# [Your instructions]
Reproduce the listing below exactly, minus its pictures.

== Dataset excerpt ==

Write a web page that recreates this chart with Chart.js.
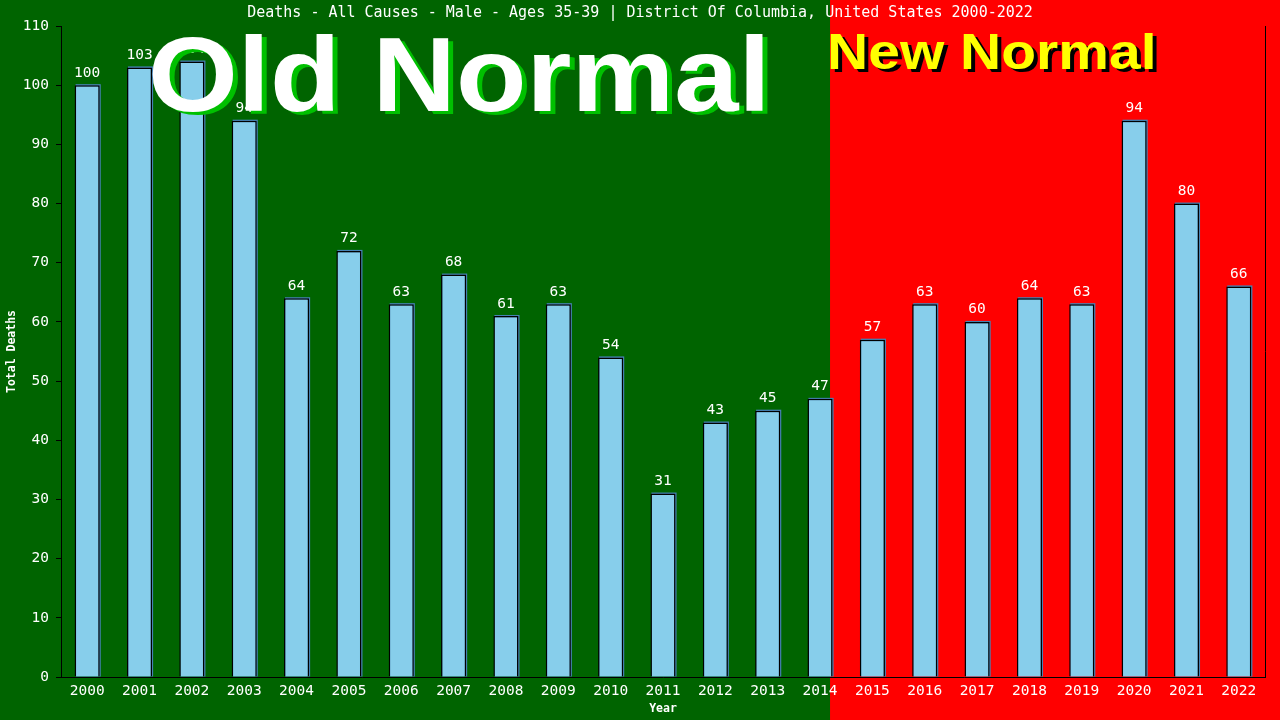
<!DOCTYPE html>
<html>
<head>
<meta charset="utf-8">
<script src="https://cdn.jsdelivr.net/npm/chart.js@4"></script>
<style>
html,body{margin:0;padding:0;background:#006400;}
canvas{display:block;}
</style>
</head>
<body>
<canvas id="c" width="1280" height="720"></canvas>
<script>
const years = ['2000','2001','2002','2003','2004','2005','2006','2007','2008','2009','2010','2011','2012','2013','2014','2015','2016','2017','2018','2019','2020','2021','2022'];
const deaths = [100,103,104,94,64,72,63,68,61,63,54,31,43,45,47,57,63,60,64,63,94,80,66];
const yTicks = [0,10,20,30,40,50,60,70,80,90,100,110];
const titleText = 'Deaths - All Causes - Male - Ages 35-39 | District Of Columbia, United States 2000-2022';
const oldLabel = 'Old Normal';
const newLabel = 'New Normal';
const splitAfterIndex = 14; // last "Old Normal" year (2014)

const MONO = '"DejaVu Sans Mono", "Liberation Mono", monospace';
const SANS = '"Liberation Sans", Arial, sans-serif';

const bgPlugin = {
  id: 'bg',
  beforeDraw(chart) {
    const {ctx, width, height, scales} = chart;
    const split = scales.x.getPixelForValue(splitAfterIndex) + 10;
    ctx.save();
    ctx.fillStyle = '#006400';
    ctx.fillRect(0, 0, width, height);
    ctx.fillStyle = '#ff0000';
    ctx.fillRect(split, 0, width - split, height);
    ctx.fillStyle = '#ffffff';
    ctx.font = '15px ' + MONO;
    ctx.textAlign = 'center';
    ctx.textBaseline = 'middle';
    ctx.fillText(titleText, width / 2, 13);
    ctx.restore();
  }
};

const shadowPlugin = {
  id: 'barShadow',
  beforeDatasetsDraw(chart) {
    const {ctx} = chart;
    const meta = chart.getDatasetMeta(0);
    ctx.save();
    ctx.fillStyle = '#4682b4';
    meta.data.forEach(b => {
      const p = b.getProps(['x','y','base','width'], true);
      ctx.fillRect(p.x - p.width/2 + 1, p.y - 1, p.width, p.base - p.y + 1);
    });
    ctx.restore();
  }
};

function stretchedText(ctx, text, x, y, sx) {
  ctx.save();
  ctx.translate(x, y);
  ctx.scale(sx, 1);
  ctx.fillText(text, 0, 0);
  ctx.restore();
}

const overlayPlugin = {
  id: 'overlay',
  afterDatasetsDraw(chart) {
    const {ctx, chartArea, scales} = chart;
    const meta = chart.getDatasetMeta(0);
    ctx.save();
    ctx.fillStyle = '#ffffff';
    ctx.font = '14.5px ' + MONO;
    ctx.textAlign = 'center';
    ctx.textBaseline = 'bottom';
    meta.data.forEach((b, i) => {
      ctx.fillText(String(deaths[i]), b.x, b.y - 5);
    });
    ctx.strokeStyle = '#000';
    ctx.lineWidth = 1;
    ctx.beginPath();
    ctx.moveTo(Math.round(chartArea.right) + 0.5, chartArea.top);
    ctx.lineTo(Math.round(chartArea.right) + 0.5, chartArea.bottom);
    ctx.stroke();
    const split = scales.x.getPixelForValue(splitAfterIndex) + 10;
    ctx.textAlign = 'left';
    ctx.textBaseline = 'alphabetic';
    ctx.font = 'bold 105px ' + SANS;
    ctx.fillStyle = '#00c000';
    stretchedText(ctx, oldLabel, 148 + 5, 111 + 3, 1.1);
    ctx.fillStyle = '#ffffff';
    stretchedText(ctx, oldLabel, 148, 111, 1.1);
    ctx.font = 'bold 50px ' + SANS;
    ctx.fillStyle = '#000000';
    stretchedText(ctx, newLabel, split - 3 + 4, 69 + 3, 1.14);
    ctx.fillStyle = '#ffff00';
    stretchedText(ctx, newLabel, split - 3, 69, 1.14);
    ctx.restore();
  }
};

new Chart(document.getElementById('c'), {
  type: 'bar',
  data: {
    labels: years,
    datasets: [{
      data: deaths,
      backgroundColor: '#87ceeb',
      borderColor: '#000000',
      borderWidth: {top: 1.5, left: 1.5, right: 1.5, bottom: 0},
      borderSkipped: false,
      barPercentage: 0.48,
      categoryPercentage: 1.0
    }]
  },
  options: {
    responsive: false,
    devicePixelRatio: 1,
    animation: false,
    layout: {padding: {left: 0, right: 15, top: 26, bottom: 0}},
    plugins: {
      legend: {display: false},
      tooltip: {enabled: false},
      title: {display: false}
    },
    scales: {
      x: {
        grid: {display: false},
        border: {display: true, color: '#000000', width: 1},
        ticks: {color: '#ffffff', font: {family: MONO, size: 14.5}, padding: -2, maxRotation: 0, autoSkip: false},
        title: {display: true, text: 'Year', color: '#ffffff', font: {family: MONO, size: 11.5, weight: 'bold'}, padding: {top: 0, bottom: 4}},
        afterFit(s) { s.height = 43; }
      },
      y: {
        min: 0, max: 110,
        afterBuildTicks(s) { s.ticks = yTicks.map(v => ({value: v})); },
        grid: {drawOnChartArea: false, drawTicks: true, tickLength: 5, color: '#000000'},
        border: {display: true, color: '#000000', width: 1},
        ticks: {color: '#ffffff', font: {family: MONO, size: 14.5}, padding: 7},
        title: {display: true, text: 'Total Deaths', color: '#ffffff', font: {family: MONO, size: 11.5, weight: 'bold'}, padding: {top: 5, bottom: 0}},
        afterFit(s) { s.width = 61; }
      }
    }
  },
  plugins: [bgPlugin, shadowPlugin, overlayPlugin]
});
</script>
</body>
</html>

===

# [Task result]
Write a web page that recreates this chart with Chart.js.
<!DOCTYPE html>
<html>
<head>
<meta charset="utf-8">
<script src="https://cdn.jsdelivr.net/npm/chart.js@4"></script>
<style>
html,body{margin:0;padding:0;background:#006400;}
canvas{display:block;}
</style>
</head>
<body>
<canvas id="c" width="1280" height="720"></canvas>
<script>
const years = ['2000','2001','2002','2003','2004','2005','2006','2007','2008','2009','2010','2011','2012','2013','2014','2015','2016','2017','2018','2019','2020','2021','2022'];
const deaths = [100,103,104,94,64,72,63,68,61,63,54,31,43,45,47,57,63,60,64,63,94,80,66];
const yTicks = [0,10,20,30,40,50,60,70,80,90,100,110];
const titleText = 'Deaths - All Causes - Male - Ages 35-39 | District Of Columbia, United States 2000-2022';
const oldLabel = 'Old Normal';
const newLabel = 'New Normal';
const splitAfterIndex = 14; // last "Old Normal" year (2014)

const MONO = '"DejaVu Sans Mono", "Liberation Mono", monospace';
const SANS = '"Liberation Sans", Arial, sans-serif';

const bgPlugin = {
  id: 'bg',
  beforeDraw(chart) {
    const {ctx, width, height, scales} = chart;
    const split = scales.x.getPixelForValue(splitAfterIndex) + 10;
    ctx.save();
    ctx.fillStyle = '#006400';
    ctx.fillRect(0, 0, width, height);
    ctx.fillStyle = '#ff0000';
    ctx.fillRect(split, 0, width - split, height);
    ctx.fillStyle = '#ffffff';
    ctx.font = '15px ' + MONO;
    ctx.textAlign = 'center';
    ctx.textBaseline = 'middle';
    ctx.fillText(titleText, width / 2, 13);
    ctx.restore();
  }
};

const shadowPlugin = {
  id: 'barShadow',
  beforeDatasetsDraw(chart) {
    const {ctx} = chart;
    const meta = chart.getDatasetMeta(0);
    ctx.save();
    ctx.fillStyle = '#4682b4';
    meta.data.forEach(b => {
      const p = b.getProps(['x','y','base','width'], true);
      ctx.fillRect(p.x - p.width/2 + 1, p.y - 1, p.width, p.base - p.y + 1);
    });
    ctx.restore();
  }
};

function stretchedText(ctx, text, x, y, sx) {
  ctx.save();
  ctx.translate(x, y);
  ctx.scale(sx, 1);
  ctx.fillText(text, 0, 0);
  ctx.restore();
}

const overlayPlugin = {
  id: 'overlay',
  afterDatasetsDraw(chart) {
    const {ctx, chartArea, scales} = chart;
    const meta = chart.getDatasetMeta(0);
    ctx.save();
    ctx.fillStyle = '#ffffff';
    ctx.font = '14.5px ' + MONO;
    ctx.textAlign = 'center';
    ctx.textBaseline = 'bottom';
    meta.data.forEach((b, i) => {
      ctx.fillText(String(deaths[i]), b.x, b.y - 5);
    });
    ctx.strokeStyle = '#000';
    ctx.lineWidth = 1;
    ctx.beginPath();
    ctx.moveTo(Math.round(chartArea.right) + 0.5, chartArea.top);
    ctx.lineTo(Math.round(chartArea.right) + 0.5, chartArea.bottom);
    ctx.stroke();
    const split = scales.x.getPixelForValue(splitAfterIndex) + 10;
    ctx.textAlign = 'left';
    ctx.textBaseline = 'alphabetic';
    ctx.font = 'bold 105px ' + SANS;
    ctx.fillStyle = '#00c000';
    stretchedText(ctx, oldLabel, 148 + 5, 111 + 3, 1.1);
    ctx.fillStyle = '#ffffff';
    stretchedText(ctx, oldLabel, 148, 111, 1.1);
    ctx.font = 'bold 50px ' + SANS;
    ctx.fillStyle = '#000000';
    stretchedText(ctx, newLabel, split - 3 + 4, 69 + 3, 1.14);
    ctx.fillStyle = '#ffff00';
    stretchedText(ctx, newLabel, split - 3, 69, 1.14);
    ctx.restore();
  }
};

new Chart(document.getElementById('c'), {
  type: 'bar',
  data: {
    labels: years,
    datasets: [{
      data: deaths,
      backgroundColor: '#87ceeb',
      borderColor: '#000000',
      borderWidth: {top: 1.5, left: 1.5, right: 1.5, bottom: 0},
      borderSkipped: false,
      barPercentage: 0.48,
      categoryPercentage: 1.0
    }]
  },
  options: {
    responsive: false,
    devicePixelRatio: 1,
    animation: false,
    layout: {padding: {left: 0, right: 15, top: 26, bottom: 0}},
    plugins: {
      legend: {display: false},
      tooltip: {enabled: false},
      title: {display: false}
    },
    scales: {
      x: {
        grid: {display: false},
        border: {display: true, color: '#000000', width: 1},
        ticks: {color: '#ffffff', font: {family: MONO, size: 14.5}, padding: -2, maxRotation: 0, autoSkip: false},
        title: {display: true, text: 'Year', color: '#ffffff', font: {family: MONO, size: 11.5, weight: 'bold'}, padding: {top: 0, bottom: 4}},
        afterFit(s) { s.height = 43; }
      },
      y: {
        min: 0, max: 110,
        afterBuildTicks(s) { s.ticks = yTicks.map(v => ({value: v})); },
        grid: {drawOnChartArea: false, drawTicks: true, tickLength: 5, color: '#000000'},
        border: {display: true, color: '#000000', width: 1},
        ticks: {color: '#ffffff', font: {family: MONO, size: 14.5}, padding: 7},
        title: {display: true, text: 'Total Deaths', color: '#ffffff', font: {family: MONO, size: 11.5, weight: 'bold'}, padding: {top: 5, bottom: 0}},
        afterFit(s) { s.width = 61; }
      }
    }
  },
  plugins: [bgPlugin, shadowPlugin, overlayPlugin]
});
</script>
</body>
</html>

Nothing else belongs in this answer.